We join Sam at the attempted escape point - but so does someone else, one of the better written and more believably real characters, an old retired widower, Vic. Both Sam and Vic meet on a bridge that they were intending to use as an exit from their respective lives. I imagine most suicide attempts are not conducive to companionship, and in this case I go on to think that Vic couldn't tolerate letting a young kid with so much potential life ahead of them not have another chance at realising it. 

Vic provides a comparatively stable and supportive adult in Sam's life, spurring on a series of positive connections to Aggie, an effusively accepting geek neighbour of similar age; Peter, a too good to be true drag-queen-nurse-protector; and Diane, a therapist who can somehow immediately start sessions with Sam. These characters, as well as the less savoury pre-Vic contingent from Sam's earlier life, are all painted with broad, stereotypical strokes, yet also fail to be believable. I found Dane was the most unbalanced in this - army buzz-cut type with ex-wife rolling with small-time criminals super coherent instruction on how to bulk up Sam's muscle with a good side of fight training - and somehow able to perfectly reflect on his own life, what life in the army does to people and NEVER manages to be a dick to Sam?

Nonetheless, much of the peripheral character's storytelling presence in the novel is easy to understand because they are character archetypes we've seen before. We can fill in their stories and personalities and motivations using our own pre-loaded imaginations. It makes for quick'n'easy reading and allows us to focus on the central figure of Sam without investing too much in anyone else. We ride with Sam, connect with Sam at times, feel for Sam often, struggle to believe how so many convenient plot developments can occur, even for one as competent as Sam in so many spheres of life (cooking, theft, physical training, motorcycle repair, etc). Particularly as Craig Silvey has stacked the deck against his protagonist with an alcoholic, drug-addicted, resentful and absent mother; an impoverished, meagre, crime-normalising upbringing; a manipulative, controlling, abusive step-father figure; a friend-less, intermittently schooled, socially isolated existence. 

So....is this the narrative trope of a broken home once again rearing its head as a stand-in for well-developed character backstory?
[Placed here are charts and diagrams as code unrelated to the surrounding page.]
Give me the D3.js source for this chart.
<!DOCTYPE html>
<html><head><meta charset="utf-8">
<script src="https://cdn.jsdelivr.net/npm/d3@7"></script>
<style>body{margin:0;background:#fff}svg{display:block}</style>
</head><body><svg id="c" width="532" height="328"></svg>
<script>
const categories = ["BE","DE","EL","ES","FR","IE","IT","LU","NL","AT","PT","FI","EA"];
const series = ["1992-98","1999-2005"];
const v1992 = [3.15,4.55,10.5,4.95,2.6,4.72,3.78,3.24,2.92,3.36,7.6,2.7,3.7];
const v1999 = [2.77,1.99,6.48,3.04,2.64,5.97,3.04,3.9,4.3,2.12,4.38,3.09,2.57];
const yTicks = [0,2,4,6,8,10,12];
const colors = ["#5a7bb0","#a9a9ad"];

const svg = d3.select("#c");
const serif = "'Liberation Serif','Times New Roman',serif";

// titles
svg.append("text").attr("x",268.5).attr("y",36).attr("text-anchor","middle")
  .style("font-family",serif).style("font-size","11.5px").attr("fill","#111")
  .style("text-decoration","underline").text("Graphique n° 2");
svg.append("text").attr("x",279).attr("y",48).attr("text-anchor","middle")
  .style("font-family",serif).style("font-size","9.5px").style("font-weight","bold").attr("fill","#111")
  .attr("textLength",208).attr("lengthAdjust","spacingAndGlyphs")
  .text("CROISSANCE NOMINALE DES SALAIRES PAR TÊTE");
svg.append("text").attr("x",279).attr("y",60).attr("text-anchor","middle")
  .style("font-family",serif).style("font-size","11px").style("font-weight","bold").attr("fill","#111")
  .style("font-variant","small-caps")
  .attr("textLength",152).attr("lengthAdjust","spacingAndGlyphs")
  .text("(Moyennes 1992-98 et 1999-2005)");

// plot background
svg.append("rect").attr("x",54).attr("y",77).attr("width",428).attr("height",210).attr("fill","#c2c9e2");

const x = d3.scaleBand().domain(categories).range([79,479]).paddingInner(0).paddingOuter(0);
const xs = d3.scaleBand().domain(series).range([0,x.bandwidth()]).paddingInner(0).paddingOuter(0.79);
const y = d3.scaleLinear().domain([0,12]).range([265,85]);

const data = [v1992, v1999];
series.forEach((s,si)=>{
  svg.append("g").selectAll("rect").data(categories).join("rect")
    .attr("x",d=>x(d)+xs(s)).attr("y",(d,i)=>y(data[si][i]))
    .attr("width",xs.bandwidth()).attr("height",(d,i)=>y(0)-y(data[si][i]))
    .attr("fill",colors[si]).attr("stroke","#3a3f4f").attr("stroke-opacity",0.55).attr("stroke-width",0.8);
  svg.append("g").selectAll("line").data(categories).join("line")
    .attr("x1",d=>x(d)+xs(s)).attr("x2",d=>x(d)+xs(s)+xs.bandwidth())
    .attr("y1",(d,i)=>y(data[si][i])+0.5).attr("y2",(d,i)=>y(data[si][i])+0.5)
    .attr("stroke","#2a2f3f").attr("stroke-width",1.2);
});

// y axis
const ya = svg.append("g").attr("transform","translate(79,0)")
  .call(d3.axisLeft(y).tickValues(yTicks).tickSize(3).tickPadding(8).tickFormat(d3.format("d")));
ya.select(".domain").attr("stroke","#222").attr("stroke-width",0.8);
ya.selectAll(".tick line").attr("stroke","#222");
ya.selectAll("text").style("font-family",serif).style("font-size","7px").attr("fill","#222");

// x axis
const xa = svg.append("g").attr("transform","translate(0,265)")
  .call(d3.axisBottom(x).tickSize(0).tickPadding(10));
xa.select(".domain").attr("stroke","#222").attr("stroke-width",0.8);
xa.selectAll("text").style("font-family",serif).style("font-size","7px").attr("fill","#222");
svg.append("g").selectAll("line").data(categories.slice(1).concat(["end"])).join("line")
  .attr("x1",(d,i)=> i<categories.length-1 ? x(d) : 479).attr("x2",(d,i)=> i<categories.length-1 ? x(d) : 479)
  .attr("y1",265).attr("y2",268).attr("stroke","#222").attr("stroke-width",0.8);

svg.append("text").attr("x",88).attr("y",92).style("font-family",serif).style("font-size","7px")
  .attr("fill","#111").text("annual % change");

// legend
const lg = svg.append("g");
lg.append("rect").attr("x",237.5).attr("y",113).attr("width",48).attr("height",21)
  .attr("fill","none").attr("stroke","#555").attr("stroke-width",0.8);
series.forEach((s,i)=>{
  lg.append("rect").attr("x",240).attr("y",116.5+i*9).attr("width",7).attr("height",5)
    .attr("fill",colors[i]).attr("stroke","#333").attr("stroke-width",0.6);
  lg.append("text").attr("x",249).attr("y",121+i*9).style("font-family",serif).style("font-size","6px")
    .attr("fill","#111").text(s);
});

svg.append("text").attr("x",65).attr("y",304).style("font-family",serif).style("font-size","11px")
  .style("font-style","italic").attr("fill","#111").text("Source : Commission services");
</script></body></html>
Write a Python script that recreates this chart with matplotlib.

Disappointing if so. Is any of that broken home stuff really necessary to make Sam's journey interesting and worth telling? What if Sam had a perfectly average home/life situation but wasn't surrounded by dysfunction? Imagine Sam not able to identify and express inner self with family members; a perfect childhood moment in costume was allowed for a short time but gently and firmly suppressed before long; bullied at school for being awkward and different, as we all are, but resonating more with Sam's own internal story; resorting to burning and cutting and theft and Julia Child. Perfectly 'normal' on the outside, all barely contained on the inside. The same story could have been told - a meeting with Vic on the bridge, an accepting and understanding new neighbour Aggie down the street, finding Peter and the world of queer, a journey with Diane to discover the language and possibility of becoming yourself. Does the broken home origin provide a false depth to the story, a lazy way to add grandness to the story arc, a classic pauper-to-prince scale to the journey? Is Sam's story worthy without all the dirty beginnings?